Aunt Jean and I have been writing casually for years. That is something that you do. However, she and I have discovered so much in common over the past year, that we keep the letters going every month, health issues allowing.

Aunt Jean is Hungarian. She was born there, and her family was that class of land owners who were rather from the feudal times. That isn’t remarkably unusual in pre-Communist Hungary, but it’s interesting to know her history.

Her family owned a villa and a vineyard in I believe in the Northeast part of Hungary, near the Russian border. Of course with the Revolution of ’56, they lost the property, but the Russian government gave her (as the surviving relations-owner) a plane ticket their every year. She goes back every year to look over the family property (or what was…) and the vineyards, and she is treated like royalty when she does by the townspeople. Feudalism dies slowly in those parts of the world. That’s why it’s called “Old World” I guess.

Aunt Jean is quite the international traveler. Apparently she is well connected in Europe and knew the Gabor sisters. Some bad blood passed between Za Za Gabor, and they have to be seated at opposite ends of the table because they snipe at each other in Hungarian. Or so the stories go.

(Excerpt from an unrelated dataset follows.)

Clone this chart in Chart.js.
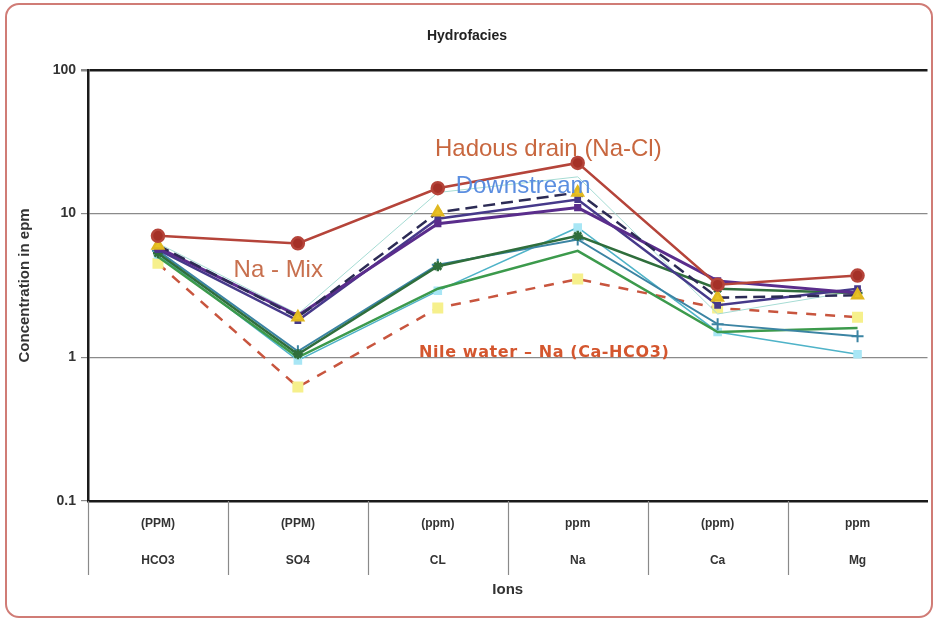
<!DOCTYPE html>
<html>
<head>
<meta charset="utf-8">
<script src="https://cdn.jsdelivr.net/npm/chart.js@4.4.1/dist/chart.umd.min.js"></script>
<style>
    html, body { margin: 0; padding: 0; background: #fff; }
    #wrap { position: relative; width: 936px; height: 622px; }
    #frame {
        position: absolute; left: 5px; top: 3px; width: 924px; height: 611px;
        border: 2px solid #d07c76; border-radius: 14px; pointer-events: none;
    }
    canvas { position: absolute; left: 0; top: 0; }
</style>
</head>
<body>
<div id="wrap">
    <canvas id="chart" width="936" height="622"></canvas>
    <div id="frame"></div>
</div>
<script>
const categories = ['HCO3', 'SO4', 'CL', 'Na', 'Ca', 'Mg'];
const units = ['(PPM)', '(PPM)', '(ppm)', 'ppm', '(ppm)', 'ppm'];
const yTicks = [0.1, 1, 10, 100];

// values in epm
const hadousDrain = [7.0, 6.2, 15, 22.5, 3.2, 3.7];
const lightTeal = [6.2, 2.0, 14, 18, 2.0, 2.9];
const navyDashed = [6.0, 1.9, 10.2, 14, 2.6, 2.7];
const purpleA = [5.8, 1.95, 8.5, 11, 3.4, 2.8];
const purpleB = [5.6, 1.8, 9.2, 12.5, 2.3, 3.0];
const darkGreen = [5.3, 1.05, 4.3, 7.0, 3.0, 2.8];
const steelPlus = [5.5, 1.1, 4.4, 6.6, 1.7, 1.4];
const cyanLine = [5.2, 0.95, 2.9, 8.0, 1.5, 1.05];
const greenLine = [5.0, 1.0, 3.0, 5.5, 1.5, 1.6];
const nileWater = [4.5, 0.62, 2.2, 3.5, 2.2, 1.9];

const fontFamily = "'Liberation Sans', Arial, sans-serif";

// text notes placed in data units
const notesPlugin = {
    id: 'notes',
    afterDatasetsDraw(chart, args, opts) {
        const {ctx, scales: {x, y}} = chart;
        ctx.save();
        ctx.textAlign = 'center';
        ctx.textBaseline = 'middle';
        opts.items.forEach((n) => {
            ctx.font = n.font;
            ctx.fillStyle = n.color;
            ctx.letterSpacing = n.spacing || '0px';
            ctx.fillText(n.text, x.getPixelForValue(n.at), y.getPixelForValue(n.value));
        });
        ctx.restore();
    }
};

// table separators under the axis, left of each column only
const separatorsPlugin = {
    id: 'separators',
    afterDraw(chart, args, opts) {
        const {ctx, chartArea, scales: {x}} = chart;
        ctx.save();
        ctx.strokeStyle = opts.color;
        ctx.lineWidth = opts.width;
        categories.forEach((c, i) => {
            const px = Math.round(x.getPixelForValue(i - 0.5)) + 0.5;
            ctx.beginPath();
            ctx.moveTo(px, chartArea.bottom);
            ctx.lineTo(px, chartArea.bottom + opts.length);
            ctx.stroke();
        });
        ctx.restore();
    }
};

const line = (data, color, extra) => Object.assign({
    data: data,
    borderColor: color,
    backgroundColor: color,
    borderWidth: 2.5,
    pointRadius: 3,
    pointStyle: 'rect',
    tension: 0,
}, extra);

const ctx = document.getElementById('chart').getContext('2d');

new Chart(ctx, {
    type: 'line',
    data: {
        labels: categories.map((c, i) => [units[i], c]),
        datasets: [
            line(hadousDrain, '#b0392e', {pointStyle: 'circle', pointRadius: 6, backgroundColor: '#a53128', borderColor: '#b5443a'}),
            line(navyDashed, '#2c2b55', {borderDash: [12, 6], pointStyle: 'triangle', pointRadius: 6, backgroundColor: '#e8c225', pointBorderColor: '#e0b820'}),
            line(purpleA, '#5a2d8c', {borderWidth: 3, pointRadius: 3}),
            line(purpleB, '#46398a', {borderWidth: 2.5, pointRadius: 3}),
            line(darkGreen, '#2f6e3c', {pointStyle: 'star', pointRadius: 5}),
            line(steelPlus, '#3b84a3', {borderWidth: 2, pointStyle: 'cross', pointRadius: 6, pointBorderWidth: 2}),
            line(greenLine, '#3c9a4c', {borderWidth: 2.5, pointRadius: 0}),
            line(cyanLine, '#4fb3c8', {borderWidth: 1.5, pointRadius: 5, backgroundColor: '#a8e6f5', pointBorderColor: '#a8e6f5'}),
            line(lightTeal, '#a6dcd4', {borderWidth: 1, pointRadius: 0}),
            line(nileWater, '#c8553e', {borderDash: [10, 9], borderWidth: 2.5, pointRadius: 6, backgroundColor: '#f6f08c', pointBorderColor: '#f6f08c'}),
        ],
    },
    options: {
        responsive: false,
        animation: false,
        layout: {
            padding: {top: 7, left: 6, right: 8, bottom: 8},
        },
        scales: {
            x: {
                offset: true,
                border: {display: true, color: '#1a1a1a', width: 2.5},
                grid: {
                    display: false,
                },
                ticks: {
                    padding: -4,
                    color: '#333',
                    autoSkip: false,
                    maxRotation: 0,
                    font: {family: fontFamily, size: 12, weight: 'bold', lineHeight: 3.08},
                },
                title: {
                    display: true,
                    text: 'Ions',
                    color: '#333',
                    padding: {top: 0, bottom: 15},
                    font: {family: fontFamily, size: 15, weight: 'bold'},
                },
                afterFit: (scale) => { scale.height = 113; },
            },
            y: {
                type: 'logarithmic',
                min: 0.1,
                max: 100,
                border: {display: true, color: '#1a1a1a', width: 2.5},
                grid: {
                    color: (c) => (c.tick && (c.tick.value === 100) ? '#1a1a1a' : '#8a8a8a'),
                    lineWidth: (c) => (c.tick && (c.tick.value === 100) ? 2.5 : 1.2),
                    tickLength: 7,
                    tickColor: '#8a8a8a',
                },
                afterBuildTicks: (scale) => { scale.ticks = yTicks.map((v) => ({value: v})); },
                ticks: {
                    color: '#333',
                    padding: 5,
                    font: {family: fontFamily, size: 14, weight: 'bold'},
                    callback: (v) => String(v),
                },
                title: {
                    display: true,
                    text: 'Concentration in epm',
                    color: '#333',
                    padding: {top: 10, bottom: 0},
                    font: {family: fontFamily, size: 15, weight: 'bold'},
                },
                afterFit: (scale) => { scale.width = 82; },
            },
        },
        plugins: {
            legend: {display: false},
            tooltip: {enabled: false},
            title: {
                display: true,
                text: 'Hydrofacies',
                color: '#222',
                padding: {top: 21, bottom: 25},
                font: {family: fontFamily, size: 14, weight: 'bold'},
            },
            separators: {color: '#8a8a8a', width: 1.2, length: 74},
            notes: {
                items: [
                    {text: 'Hadous drain (Na-Cl)', at: 2.79, value: 28, color: '#c8673f', font: '24px ' + fontFamily},
                    {text: 'Downstream', at: 2.61, value: 15.5, color: '#5b8ee0', font: '24px ' + fontFamily},
                    {text: 'Na - Mix', at: 0.86, value: 4.0, color: '#c8704e', font: '24px ' + fontFamily},
                    {text: 'Nile water \u2013 Na (Ca-HCO3)', at: 2.76, value: 1.07, color: '#d4562e', font: "bold 16px 'DejaVu Sans', sans-serif", spacing: '0.6px'},
                ],
            },
        },
    },
    plugins: [notesPlugin, separatorsPlugin],
});
</script>
</body>
</html>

Aunt Jean is quite the matriarch in our family, and probably the most interesting woman. She told me in her letter yesterday:

“As per your comment on us being much alike! you are quite right. Hope you are sitting down, Jane-Elizabeth as you read this letter! As a teenager, I too wanted to be a dancer on stage!! Dancer with the Radio City Rocketts!!! A far reach! Only the wish was there. Not strong enough to pursue it!!!…As I grew older, another wish was to write articles and be my profession. One great wish was to write the plight of the black people of Africa. (came up with the title, but can’t spell it..will mention it in my next letter..)”

I am in awe of this woman. She raised two girls (cousins) one who died, (Carole) years ago, and Pam who lives now..in her late 60’s I believe. Life and marriage got in the way of her ‘life-plans’…but Aunt Jean is a writer of great repute in any case. She is known for her letters …sometimes over 30 a month, (and they are hand-written and long letters) and she keeps correspondence going all over the globe. At 95, with painful shingles and failing eyesight. Her writing is beautiful and testimony to a careful education in those things that were valuable to a woman of her class.

Aunt Jean is probably the biggest and strongest family influence in my life as a writer. She ‘loves my poetry’ (tanka) and even though it’s erotica, she doesn’t buck. I have a feeling that Aunt Jean probably doesn’t know what erotica is, but she does love Tasha Tudor, and 65 years ago bought her books for her two daughters. She wrote just a few weeks ago, mourning Tasha Tudor’s passing at 93. She still has Tudor’s books on her coffee table.

Aunt Jean writes “Jane-Elizabeth! Yes, this is the most amazing time of technology and digital time we live it. Not enough people stop and pause to think about it as the cycle of the Earth turns~! What will it reveal next? As I watch a plane take off, I marvel at the power it has to lift tons and tons of people and all else!! Each generation born, has new technology already in mind. Hope you can read most of this letter. I keep trying!!”

Dear Aunt Jean. If I could do and appreciate a fraction of what you have done in your life,…I will die a good and completed woman. Your spirit and deeds are remarkable for any time, but your ambition shows a keen intelligence and drive, and that you held these wonderful ambitions all your life, and especially that you sacrificed it all to marriage and raising my cousins, is merit enough.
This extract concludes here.